Technical indicators are bearish, despite many unconfirmed positive divergences. The RSI and MACD are both decreasing, and the Stochastic oscillator has made a bearish cross and is moving lower as well. Trading volumes on the breakdown, on the other hand, have been minimal.
The key support area is at £19,896, according to the weekly timeframe. When looking at the overall upward action from March 2020, this is the 0.618 Fib retracement support level.
Since June 29, bitcoin (BTC) has been falling in tandem with a declining parallel channel. The channel has broken down as a result of yesterday’s drop. Furthermore, the price did not rebound at the £22,000 0.854 Fib retracement support area. A double bottom at £21,187 would be the next possible support.

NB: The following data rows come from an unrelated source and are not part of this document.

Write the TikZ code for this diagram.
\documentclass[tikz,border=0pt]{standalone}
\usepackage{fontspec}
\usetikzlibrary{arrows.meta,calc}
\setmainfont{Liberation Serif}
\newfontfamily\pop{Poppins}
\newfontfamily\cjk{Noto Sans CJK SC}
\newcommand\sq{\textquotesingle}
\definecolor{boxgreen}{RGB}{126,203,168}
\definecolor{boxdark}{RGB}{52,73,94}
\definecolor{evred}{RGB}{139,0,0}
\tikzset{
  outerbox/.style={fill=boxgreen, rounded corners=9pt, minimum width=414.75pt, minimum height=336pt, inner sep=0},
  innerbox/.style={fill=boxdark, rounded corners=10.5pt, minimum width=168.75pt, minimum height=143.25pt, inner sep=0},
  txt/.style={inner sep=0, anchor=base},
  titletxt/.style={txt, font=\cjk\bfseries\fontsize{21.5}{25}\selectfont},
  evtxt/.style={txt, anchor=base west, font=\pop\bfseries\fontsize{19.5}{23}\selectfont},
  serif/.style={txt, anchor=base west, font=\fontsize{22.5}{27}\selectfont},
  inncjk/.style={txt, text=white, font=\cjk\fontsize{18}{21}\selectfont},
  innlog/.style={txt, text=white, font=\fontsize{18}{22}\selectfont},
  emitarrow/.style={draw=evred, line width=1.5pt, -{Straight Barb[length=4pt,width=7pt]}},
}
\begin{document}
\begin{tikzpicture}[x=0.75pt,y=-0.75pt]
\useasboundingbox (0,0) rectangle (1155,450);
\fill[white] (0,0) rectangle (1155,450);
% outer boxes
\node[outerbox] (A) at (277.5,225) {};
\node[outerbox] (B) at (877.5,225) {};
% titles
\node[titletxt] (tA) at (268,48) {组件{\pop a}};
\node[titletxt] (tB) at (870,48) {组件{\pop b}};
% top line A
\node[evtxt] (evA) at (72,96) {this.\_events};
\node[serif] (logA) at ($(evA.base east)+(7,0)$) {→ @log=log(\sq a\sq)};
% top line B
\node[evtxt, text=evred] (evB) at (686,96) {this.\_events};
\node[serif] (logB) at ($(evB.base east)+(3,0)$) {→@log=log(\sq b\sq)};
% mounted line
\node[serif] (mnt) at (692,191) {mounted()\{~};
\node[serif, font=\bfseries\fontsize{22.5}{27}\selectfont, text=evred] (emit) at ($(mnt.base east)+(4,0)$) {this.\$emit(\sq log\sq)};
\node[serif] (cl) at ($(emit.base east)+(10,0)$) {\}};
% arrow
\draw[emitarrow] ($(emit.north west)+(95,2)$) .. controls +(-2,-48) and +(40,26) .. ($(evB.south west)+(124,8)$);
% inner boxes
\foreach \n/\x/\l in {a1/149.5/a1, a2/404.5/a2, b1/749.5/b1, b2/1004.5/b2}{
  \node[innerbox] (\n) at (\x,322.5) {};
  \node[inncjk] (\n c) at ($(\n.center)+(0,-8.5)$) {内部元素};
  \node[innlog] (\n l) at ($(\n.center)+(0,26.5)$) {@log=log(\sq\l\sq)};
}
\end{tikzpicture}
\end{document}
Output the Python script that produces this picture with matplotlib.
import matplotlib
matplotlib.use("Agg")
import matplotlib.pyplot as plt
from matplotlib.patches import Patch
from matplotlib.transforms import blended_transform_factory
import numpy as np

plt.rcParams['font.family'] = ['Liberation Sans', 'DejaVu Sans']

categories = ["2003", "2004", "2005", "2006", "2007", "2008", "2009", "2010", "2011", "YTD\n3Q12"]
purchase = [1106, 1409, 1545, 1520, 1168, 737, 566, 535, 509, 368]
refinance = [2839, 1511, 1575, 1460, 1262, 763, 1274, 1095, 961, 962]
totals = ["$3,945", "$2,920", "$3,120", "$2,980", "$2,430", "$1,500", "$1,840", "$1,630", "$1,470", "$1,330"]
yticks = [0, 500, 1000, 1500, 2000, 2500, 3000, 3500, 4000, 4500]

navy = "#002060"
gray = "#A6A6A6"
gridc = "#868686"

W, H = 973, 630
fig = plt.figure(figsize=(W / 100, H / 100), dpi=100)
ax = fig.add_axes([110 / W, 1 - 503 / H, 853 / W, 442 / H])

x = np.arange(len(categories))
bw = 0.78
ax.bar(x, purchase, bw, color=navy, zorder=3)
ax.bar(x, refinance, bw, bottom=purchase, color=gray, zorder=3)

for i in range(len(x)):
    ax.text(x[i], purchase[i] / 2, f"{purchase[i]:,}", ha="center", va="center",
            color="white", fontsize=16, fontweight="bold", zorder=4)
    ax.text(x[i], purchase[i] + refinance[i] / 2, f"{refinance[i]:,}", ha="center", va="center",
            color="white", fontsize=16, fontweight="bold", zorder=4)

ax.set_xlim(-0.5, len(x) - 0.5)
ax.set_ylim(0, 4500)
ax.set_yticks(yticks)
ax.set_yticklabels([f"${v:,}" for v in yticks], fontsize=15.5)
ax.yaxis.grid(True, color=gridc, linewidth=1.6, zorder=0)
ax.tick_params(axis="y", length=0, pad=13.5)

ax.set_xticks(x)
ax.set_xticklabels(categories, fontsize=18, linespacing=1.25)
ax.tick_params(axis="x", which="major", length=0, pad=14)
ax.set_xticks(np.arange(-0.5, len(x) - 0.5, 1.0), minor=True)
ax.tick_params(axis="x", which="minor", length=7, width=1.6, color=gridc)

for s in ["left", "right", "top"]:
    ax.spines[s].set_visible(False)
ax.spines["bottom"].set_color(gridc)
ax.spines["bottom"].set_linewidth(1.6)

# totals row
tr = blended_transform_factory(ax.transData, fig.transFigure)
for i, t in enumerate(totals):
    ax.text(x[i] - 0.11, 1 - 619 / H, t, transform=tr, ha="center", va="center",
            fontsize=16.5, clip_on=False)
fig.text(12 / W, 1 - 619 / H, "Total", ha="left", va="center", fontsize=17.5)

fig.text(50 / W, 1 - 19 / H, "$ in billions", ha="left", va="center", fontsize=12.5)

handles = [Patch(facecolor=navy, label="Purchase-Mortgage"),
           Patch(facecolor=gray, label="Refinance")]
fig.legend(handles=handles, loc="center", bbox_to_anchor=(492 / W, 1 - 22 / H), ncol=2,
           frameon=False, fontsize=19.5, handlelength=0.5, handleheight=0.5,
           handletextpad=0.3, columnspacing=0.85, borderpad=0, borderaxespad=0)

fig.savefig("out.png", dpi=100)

The two-hour RSI is currently at 23, which indicates that it is very oversold. This is the weakest it has been since June 8, when it began a 30% upward trend.
Bitcoin is in a flat corrective structure, according to the wave count. Since June 28, the downward movement has been exceedingly choppy and slow, making a negative surge unlikely.
Because flat corrections frequently retrace to their entire extent, the possibility of a double bottom remains.
While the price crash has some investors sense a “crypto winter”, others believe the recent drop is only a price correction.